Yesterday was a beautiful day in Binghampton. The sun shone brightly, sending its warm rays to bless the earth with a pleasant afternoon. Summer’s first waves of high humidity and searing temperatures have already attacked us, so yesterday was a welcome relief from the already uncomfortable stickiness that characterizes the summers of the Mid-South. Unfortunately, we all know that these days will not last much longer before the mercury rises and the air thickens. Yes, yesterday was a beautiful day to be outside to play and exercise, to eat lunch on a patio and drive with the windows down.
For some, yesterday was an ugly day of reckoning. Though you wait for it with dreadful anticipation, nothing can prepare you to find an eviction notice on your door. This happened to my friend Robert, a young man in the neighborhood struggling to make ends meet. He had no choice but to leave his house immediately; within a few hours, all of his belongs found themselves by the street. Can you imagine the shock? You spend every day struggling to make ends meet, but then finally all that you have worked for finds itself in a massive pile on the corner. I know this man, too! This tragedy did not happen to a random man in my neighborhood; my friend Robert, a good man with a heart of gold, suffered this immediate destruction of his life. Is this his reward for fighting to stay sober and keep a steady job after several years in prison?

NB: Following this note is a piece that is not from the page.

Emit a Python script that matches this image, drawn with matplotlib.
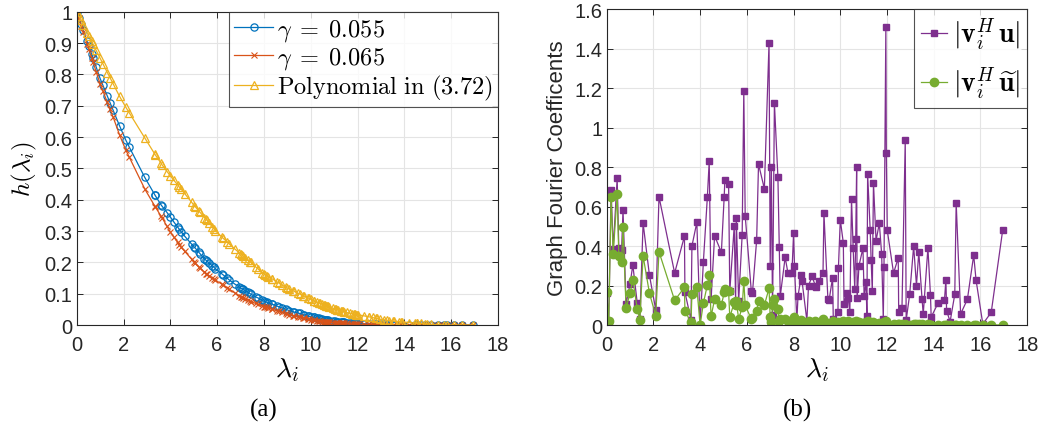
import matplotlib
matplotlib.use('Agg')
import matplotlib.pyplot as plt
from matplotlib.ticker import FuncFormatter

# graph Laplacian eigenvalues
lam = [0.00, 0.09, 0.19, 0.28, 0.45, 0.52, 0.64, 0.70, 0.83, 1.00,
       1.12, 1.31, 1.42, 1.56, 1.83, 2.10, 2.24, 2.91, 3.33, 3.35,
       3.61, 3.65, 3.86, 4.00, 4.14, 4.31, 4.39, 4.47, 4.62, 4.91,
       5.03, 5.06, 5.22, 5.27, 5.46, 5.52, 5.55, 5.65, 5.80, 5.87,
       5.93, 6.19, 6.24, 6.42, 6.50, 6.75, 6.95, 7.00, 7.05, 7.10,
       7.18, 7.33, 7.39, 7.43, 7.64, 7.76, 7.93, 8.00, 8.04, 8.14,
       8.19, 8.33, 8.36, 8.57, 8.64, 8.79, 8.93, 8.98, 9.08, 9.26,
       9.30, 9.47, 9.52, 9.67, 9.70, 9.90, 9.92, 10.00, 10.13, 10.16,
       10.27, 10.34, 10.41, 10.48, 10.55, 10.62, 10.66, 10.70, 10.72, 10.80,
       10.97, 11.02, 11.10, 11.14, 11.17, 11.28, 11.32, 11.37, 11.42, 11.53,
       11.67, 11.77, 11.84, 11.87, 11.95, 11.97, 12.01, 12.28, 12.48, 12.50,
       12.64, 12.78, 12.82, 12.97, 13.14, 13.26, 13.36, 13.50, 13.55, 13.75,
       13.86, 13.89, 14.18, 14.46, 14.52, 14.55, 14.70, 14.90, 14.96, 15.15,
       15.44, 15.71, 15.81, 16.10, 16.46, 16.95]

# filter responses h(lambda_i)
h_055 = [1.0, 0.981, 0.96, 0.941, 0.905, 0.891, 0.865, 0.852, 0.824, 0.787,
         0.765, 0.73, 0.71, 0.685, 0.636, 0.59, 0.569, 0.471, 0.416, 0.414,
         0.383, 0.379, 0.359, 0.345, 0.33, 0.313, 0.305, 0.297, 0.283, 0.258,
         0.248, 0.246, 0.232, 0.228, 0.211, 0.207, 0.205, 0.198, 0.188, 0.184,
         0.179, 0.164, 0.161, 0.15, 0.145, 0.131, 0.121, 0.118, 0.116, 0.114,
         0.11, 0.104, 0.101, 0.099, 0.09, 0.086, 0.079, 0.076, 0.075, 0.072,
         0.071, 0.067, 0.066, 0.06, 0.058, 0.054, 0.05, 0.049, 0.046, 0.042,
         0.041, 0.038, 0.037, 0.033, 0.033, 0.028, 0.028, 0.026, 0.024, 0.024,
         0.022, 0.021, 0.019, 0.018, 0.017, 0.016, 0.016, 0.015, 0.015, 0.014,
         0.012, 0.012, 0.011, 0.011, 0.011, 0.01, 0.009, 0.009, 0.009, 0.008,
         0.007, 0.006, 0.006, 0.006, 0.005, 0.005, 0.005, 0.004, 0.003, 0.003,
         0.003, 0.002, 0.002, 0.002, 0.002, 0.001, 0.001, 0.001, 0.001, 0.001,
         0.001, 0.001, 0.0, 0.0, 0.0, 0.0, 0.0, 0.0, 0.0, 0.0,
         0.0, 0.0, 0.0, 0.0, 0.0, 0.0]
h_065 = [1.0, 0.979, 0.956, 0.936, 0.897, 0.881, 0.853, 0.839, 0.809, 0.77,
         0.747, 0.711, 0.69, 0.663, 0.607, 0.558, 0.537, 0.434, 0.38, 0.378,
         0.347, 0.342, 0.315, 0.297, 0.282, 0.264, 0.256, 0.248, 0.235, 0.21,
         0.2, 0.197, 0.185, 0.182, 0.168, 0.164, 0.162, 0.158, 0.15, 0.146,
         0.143, 0.131, 0.128, 0.119, 0.115, 0.103, 0.092, 0.09, 0.088, 0.087,
         0.084, 0.079, 0.077, 0.075, 0.069, 0.066, 0.061, 0.059, 0.058, 0.056,
         0.054, 0.051, 0.05, 0.045, 0.044, 0.04, 0.037, 0.035, 0.033, 0.03,
         0.029, 0.026, 0.025, 0.022, 0.022, 0.019, 0.018, 0.017, 0.015, 0.015,
         0.014, 0.013, 0.012, 0.011, 0.011, 0.01, 0.01, 0.009, 0.009, 0.009,
         0.007, 0.007, 0.007, 0.006, 0.006, 0.006, 0.006, 0.006, 0.005, 0.005,
         0.004, 0.004, 0.003, 0.003, 0.003, 0.003, 0.003, 0.002, 0.002, 0.002,
         0.002, 0.001, 0.001, 0.001, 0.001, 0.001, 0.001, 0.0, 0.0, 0.0,
         0.0, 0.0, 0.0, 0.0, 0.0, 0.0, 0.0, 0.0, 0.0, 0.0,
         0.0, 0.0, 0.0, 0.0, 0.0, 0.0]
h_poly = [1.0, 0.987, 0.972, 0.959, 0.933, 0.922, 0.905, 0.896, 0.877, 0.852,
          0.834, 0.806, 0.79, 0.769, 0.73, 0.695, 0.678, 0.597, 0.547, 0.544,
          0.516, 0.511, 0.49, 0.476, 0.463, 0.448, 0.44, 0.433, 0.419, 0.392,
          0.38, 0.378, 0.364, 0.36, 0.343, 0.338, 0.336, 0.327, 0.313, 0.307,
          0.301, 0.282, 0.278, 0.266, 0.26, 0.243, 0.23, 0.227, 0.224, 0.221,
          0.215, 0.206, 0.202, 0.2, 0.186, 0.178, 0.167, 0.163, 0.161, 0.157,
          0.154, 0.148, 0.147, 0.137, 0.134, 0.127, 0.121, 0.119, 0.115, 0.109,
          0.107, 0.101, 0.099, 0.094, 0.093, 0.086, 0.085, 0.082, 0.078, 0.077,
          0.073, 0.071, 0.069, 0.067, 0.065, 0.063, 0.061, 0.06, 0.06, 0.057,
          0.053, 0.052, 0.05, 0.049, 0.048, 0.046, 0.045, 0.044, 0.043, 0.04,
          0.038, 0.036, 0.035, 0.034, 0.033, 0.033, 0.033, 0.029, 0.026, 0.026,
          0.024, 0.021, 0.021, 0.018, 0.017, 0.015, 0.014, 0.013, 0.012, 0.011,
          0.01, 0.01, 0.008, 0.006, 0.006, 0.006, 0.005, 0.003, 0.003, 0.002,
          0.001, 0.0, 0.0, 0.0, 0.0, 0.0]

# |v_i^H u| and |v_i^H u~|
coef_u = [0.16, 0.02, 0.685, 0.385, 0.743, 0.39, 0.38, 0.584, 0.106, 0.207,
          0.304, 0.11, 0.03, 0.516, 0.253, 0.078, 0.65, 0.263, 0.45, 0.166,
          0.027, 0.40, 0.52, 0.0, 0.32, 0.647, 0.83, 0.13, 0.452, 0.368,
          0.647, 0.736, 0.714, 0.17, 0.50, 0.118, 0.54, 0.12, 0.456, 1.186,
          0.553, 0.174, 0.162, 0.43, 0.815, 0.69, 1.428, 0.30, 0.80, 0.05,
          1.124, 0.748, 0.396, 0.145, 0.343, 0.263, 0.263, 0.464, 0.297, 0.02,
          0.145, 0.253, 0.225, 0.022, 0.20, 0.246, 0.20, 0.19, 0.225, 0.263,
          0.567, 0.13, 0.125, 0.24, 0.03, 0.064, 0.29, 0.533, 0.415, 0.106,
          0.162, 0.135, 0.067, 0.64, 0.39, 0.18, 0.435, 0.80, 0.135, 0.30,
          0.39, 0.146, 0.22, 0.044, 0.765, 0.48, 0.33, 0.17, 0.72, 0.427,
          0.515, 0.36, 0.03, 0.295, 1.507, 0.87, 0.48, 0.263, 0.34, 0.065,
          0.087, 0.935, 0.025, 0.155, 0.40, 0.20, 0.37, 0.13, 0.055, 0.39,
          0.15, 0.04, 0.11, 0.127, 0.23, 0.073, 0.017, 0.155, 0.62, 0.056,
          0.13, 0.354, 0.228, 0.005, 0.064, 0.48]
coef_ut = [0.165, 0.022, 0.65, 0.36, 0.663, 0.35, 0.32, 0.494, 0.086, 0.16,
           0.23, 0.081, 0.027, 0.35, 0.162, 0.047, 0.371, 0.125, 0.19, 0.072,
           0.013, 0.157, 0.19, 0.0, 0.11, 0.203, 0.253, 0.044, 0.13, 0.10,
           0.165, 0.18, 0.17, 0.039, 0.115, 0.10, 0.12, 0.03, 0.09, 0.224,
           0.10, 0.03, 0.035, 0.072, 0.12, 0.10, 0.186, 0.04, 0.013, 0.10,
           0.13, 0.08, 0.02, 0.03, 0.03, 0.02, 0.015, 0.04, 0.0, 0.02,
           0.005, 0.025, 0.01, 0.01, 0.02, 0.01, 0.02, 0.0, 0.01, 0.03,
           0.015, 0.01, 0.005, 0.01, 0.02, 0.005, 0.015, 0.01, 0.02, 0.005,
           0.01, 0.02, 0.01, 0.005, 0.015, 0.01, 0.02, 0.005, 0.01, 0.015,
           0.01, 0.005, 0.015, 0.01, 0.02, 0.005, 0.01, 0.01, 0.015, 0.005,
           0.01, 0.01, 0.005, 0.015, 0.02, 0.01, 0.005, 0.005, 0.003, 0.005,
           0.003, 0.005, 0.002, 0.002, 0.005, 0.003, 0.005, 0.003, 0.002, 0.003,
           0.002, 0.002, 0.002, 0.002, 0.001, 0.002, 0.001, 0.001, 0.002, 0.001,
           0.001, 0.001, 0.001, 0.001, 0.001, 0.0]

plt.rcParams['font.family'] = ['Liberation Sans', 'DejaVu Sans']
plt.rcParams['mathtext.fontset'] = 'cm'

BLUE, RED, YELLOW = '#0072BD', '#D95319', '#EDB120'
PURPLE, GREEN = '#7E2F8E', '#77AC30'
DARK = '#262626'

fig = plt.figure(figsize=(10.42, 4.27), dpi=100)
ax1 = fig.add_axes([0.0736, 0.2365, 0.4043, 0.7337])
ax2 = fig.add_axes([0.5822, 0.2365, 0.4036, 0.7400])


def matlab_style(ax, ymax, ystep):
    ax.set_xlim(0, 18)
    ax.set_ylim(0, ymax)
    ax.set_xticks(range(0, 19, 2))
    n = int(round(ymax / ystep))
    ax.set_yticks([i * ystep for i in range(n + 1)])
    ax.yaxis.set_major_formatter(FuncFormatter(lambda v, p: '%g' % round(v, 2)))
    ax.grid(True, color='#e4e4e4', linewidth=0.8)
    ax.set_axisbelow(True)
    ax.tick_params(direction='in', top=True, right=True, labelsize=14.5,
                   colors=DARK, length=4, width=0.7)
    ax.tick_params(axis='x', pad=7)
    ax.tick_params(axis='y', pad=3)
    for s in ax.spines.values():
        s.set_color(DARK)
        s.set_linewidth(0.8)


# (a) filter responses
matlab_style(ax1, 1.0, 0.1)
ax1.plot(lam, h_055, '-o', color=BLUE, lw=0.9, ms=5.2, mfc='none', mew=0.9,
         label=r'$\gamma\;=\;0.055$')
ax1.plot(lam, h_065, '-x', color=RED, lw=0.9, ms=3.8, mew=0.8,
         label=r'$\gamma\;=\;0.065$')
ax1.plot(lam, h_poly, '-^', color=YELLOW, lw=0.9, ms=5.5, mfc='none', mew=0.9,
         label=r'$\mathrm{Polynomial\ in\ (3.72)}$')
ax1.set_xlabel(r'$\lambda_i$', fontsize=20, labelpad=1)
ax1.set_ylabel(r'$h(\lambda_i)$', fontsize=18, labelpad=4)
leg1 = ax1.legend(loc='upper right', fontsize=17.5, frameon=True, fancybox=False,
                  borderaxespad=0, handlelength=1.6, handletextpad=0.15,
                  labelspacing=0.08, borderpad=0.22)
leg1.get_frame().set_edgecolor(DARK)
leg1.get_frame().set_linewidth(0.8)

# (b) graph Fourier coefficients
matlab_style(ax2, 1.6, 0.2)
ax2.plot(lam, coef_u, '-s', color=PURPLE, lw=0.9, ms=5,
         label=r'$|\mathbf{v}_i^H\,\mathbf{u}|$')
ax2.plot(lam, coef_ut, '-o', color=GREEN, lw=0.9, ms=6,
         label=r'$|\mathbf{v}_i^H\,\widetilde{\mathbf{u}}|$')
ax2.set_xlabel(r'$\lambda_i$', fontsize=20, labelpad=1)
ax2.set_ylabel('Graph Fourier Coefficents', fontsize=16, color=DARK, labelpad=5)
leg2 = ax2.legend(loc='upper right', fontsize=20, frameon=True, fancybox=False,
                  borderaxespad=0, handlelength=0.95, handletextpad=0.2,
                  labelspacing=0.45, borderpad=0.25)
leg2.get_frame().set_edgecolor(DARK)
leg2.get_frame().set_linewidth(0.8)

fig.text(264 / 1042, 1 - 410 / 427, '(a)', ha='center', va='center',
         fontsize=18, family='Liberation Serif')
fig.text(798 / 1042, 1 - 410 / 427, '(b)', ha='center', va='center',
         fontsize=18, family='Liberation Serif')

fig.savefig('out.png', dpi=100)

Many of his neighbors came to visit his house but without the intention to offer their condolences. Within hours of the eviction, a crowd of crackheads, children, elderly, even former SOS homeowners soon swarmed this pile of new goods. What once belonged to Robert suddenly became items in a free market. You could see the vultures circling around the belongings, diving in to pick their kill from among the assorted articles. One little girl grabbed a purse from the pile. An elderly woman in a motor-scooter took a lamp for herself. Men loaded up trucks with furniture and clothing to deliver to houses down the street. I think of Robert as I write this. He has no house for rest or fellowship, and his possessions now lie in the hands of many other people who seemed to express no remorse for his troubles.
It was sickening enough to see grown men and women rip away Robert’s life from him, but to see the children crowd in this chaotic scene particularly saddened me. What do our neighborhood children learn by doing this? I saw the wheel of poverty begin a new revolution in the lives of the little kids I saw this afternoon at the corner. Why work for a living when you can take from the slim pickings made available to you? The desperation of parents bled itself into the hearts of their children, yet they do not even know the insidious cycle of poverty that has already gripped their lives.

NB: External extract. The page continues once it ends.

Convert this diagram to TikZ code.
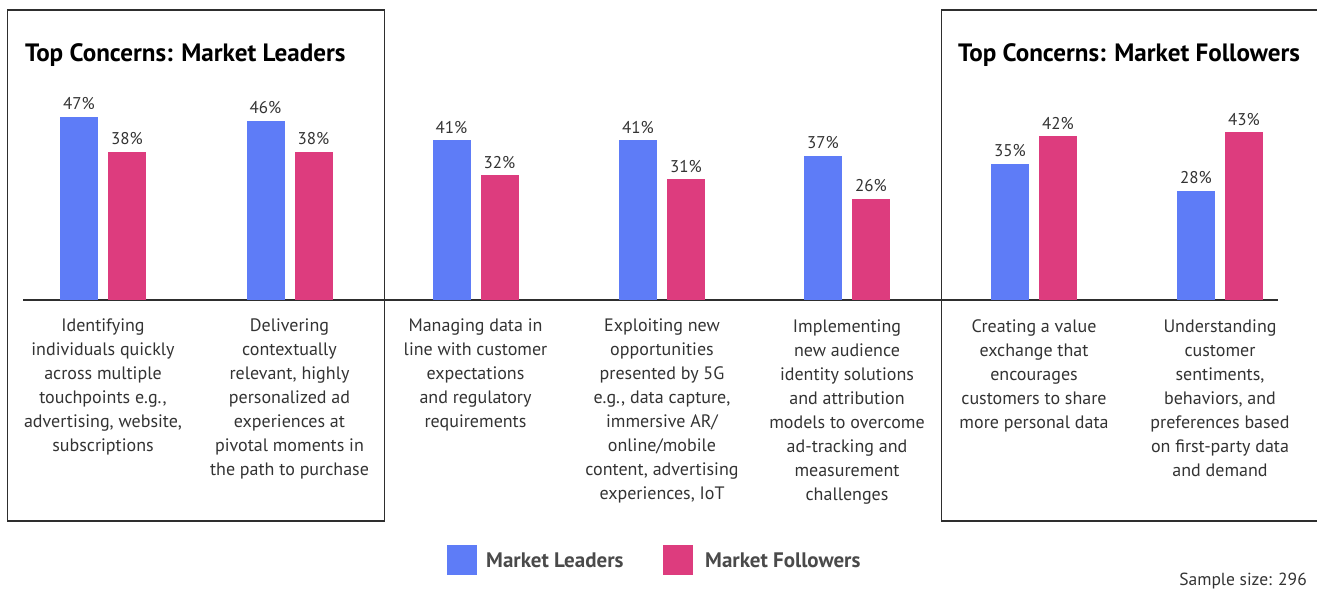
\documentclass[tikz,border=0pt]{standalone}
\usepackage{fontspec}
\setmainfont{PT Sans}
\definecolor{lblue}{HTML}{5E7CF7}
\definecolor{fpink}{HTML}{DD3C7E}
\definecolor{txt}{HTML}{333333}
\definecolor{legtxt}{HTML}{4A4A4A}
\definecolor{frame}{HTML}{2E2E2E}
\begin{document}
\begin{tikzpicture}[x=1pt,y=-1pt,
  boxline/.style={draw=frame,line width=1.2pt},
  axisline/.style={draw=frame,line width=1.2pt},
  pct/.style={font=\fontsize{17}{20}\selectfont,text=txt,inner sep=0pt,anchor=base},
  cat/.style={font=\fontsize{18}{24}\selectfont,text=txt,inner sep=0pt,anchor=north,align=center},
  ttl/.style={font=\bfseries\fontsize{25.1}{28}\selectfont,text=black,inner sep=0pt,anchor=base west},
  leg/.style={font=\bfseries\fontsize{21}{24}\selectfont,text=legtxt,inner sep=0pt,anchor=base west}]
\useasboundingbox (0,0) rectangle (1317,590);
\begin{scope}
\clip (0,0) rectangle (1317,590);
\draw[boxline] (7.5,10) rectangle (384.5,521);
\draw[boxline] (941.5,10) rectangle (1330,521);
\end{scope}
\draw[axisline] (23,300) -- (1278,300);
\node[ttl] (tl) at (25,61) {Top Concerns: Market Leaders};
\node[ttl] (tf) at (958,61) {Top Concerns: Market Followers};
\foreach \cx/\a/\b/\n in {103/47/38/1, 289.5/46/38/2, 475.5/41/32/3, 662/41/31/4, 847/37/26/5, 1034/35/42/6, 1220/28/43/7}{
  \fill[lblue] (\cx-43,300) rectangle ({\cx-5},{300-3.9*\a});
  \fill[fpink] (\cx+5,300) rectangle ({\cx+43},{300-3.9*\b});
  \node[pct] (pa\n) at ({\cx-24},{300-3.9*\a-7}) {\a\%};
  \node[pct] (pb\n) at ({\cx+24},{300-3.9*\b-7}) {\b\%};
}
\node[cat] (c1) at (103,318.5) {Identifying\\individuals quickly\\across multiple\\touchpoints e.g.,\\advertising, website,\\subscriptions};
\node[cat] (c2) at (289.5,318.5) {Delivering\\contextually\\relevant, highly\\personalized ad\\experiences at\\pivotal moments in\\the path to purchase};
\node[cat] (c3) at (475.5,318.5) {Managing data in\\line with customer\\expectations\\and regulatory\\requirements};
\node[cat] (c4) at (662,318.5) {Exploiting new\\opportunities\\presented by 5G\\e.g., data capture,\\immersive AR/\\online/mobile\\content, advertising\\experiences, IoT};
\node[cat] (c5) at (847,319.5) {Implementing\\new audience\\identity solutions\\and attribution\\models to overcome\\ad-tracking and\\measurement\\challenges};
\node[cat] (c6) at (1034,319.5) {Creating a value\\exchange that\\encourages\\customers to share\\more personal data};
\node[cat] (c7) at (1220,319.5) {Understanding\\customer\\sentiments,\\behaviors, and\\preferences based\\on first-party data\\and demand};
\fill[lblue] (447,545) rectangle (477,575);
\node[leg] (l1) at (486,567) {Market Leaders};
\fill[fpink] (663,545) rectangle (693,575);
\node[leg] (l2) at (705,567) {Market Followers};
\node[font=\fontsize{17.5}{20}\selectfont,text=txt,inner sep=0pt,anchor=base east] (ss) at (1307,585) {Sample size: 296};
\end{tikzpicture}
\end{document}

Onie, a fellow partner in community development, stared at this spectacle with me for what seemed like hours. She demanded answers from me. “Jimmy, how do we fix this neighborhood? Answers, Jimmy!” I could not give her the answers she wanted to hear. This scene was new to my eyes. I thought images like this occurred only in the movies dramatizing urban life. Instantly I realized that Satan’s claws grip deeper into the heart of this neighborhood than I had ever realized. My own inability to rescue this neighborhood made itself very clear to me this afternoon as well. I cannot break this cycle of poverty, but for that matter, I do not even know where to begin to address this issue.
Standing on the perimeter of this scene is me, a privileged, middle-class white boy who finds himself in an awkward bind. On the one hand I enjoy a certain amount of detachment from the entire thing because I still don’t feel intimately connected to the neighborhood and its residents. Yet on the other hand, I do feel the pangs of Robert’s suffering. He is my friend, and I want to help him. For that matter, I do want to solve this neighborhood’s problems, a concept that I haven’t begun to understand in my naiveté.
Lord, forgive me for my inaction and give me wisdom to seek the Kingdom of God in this neighborhood.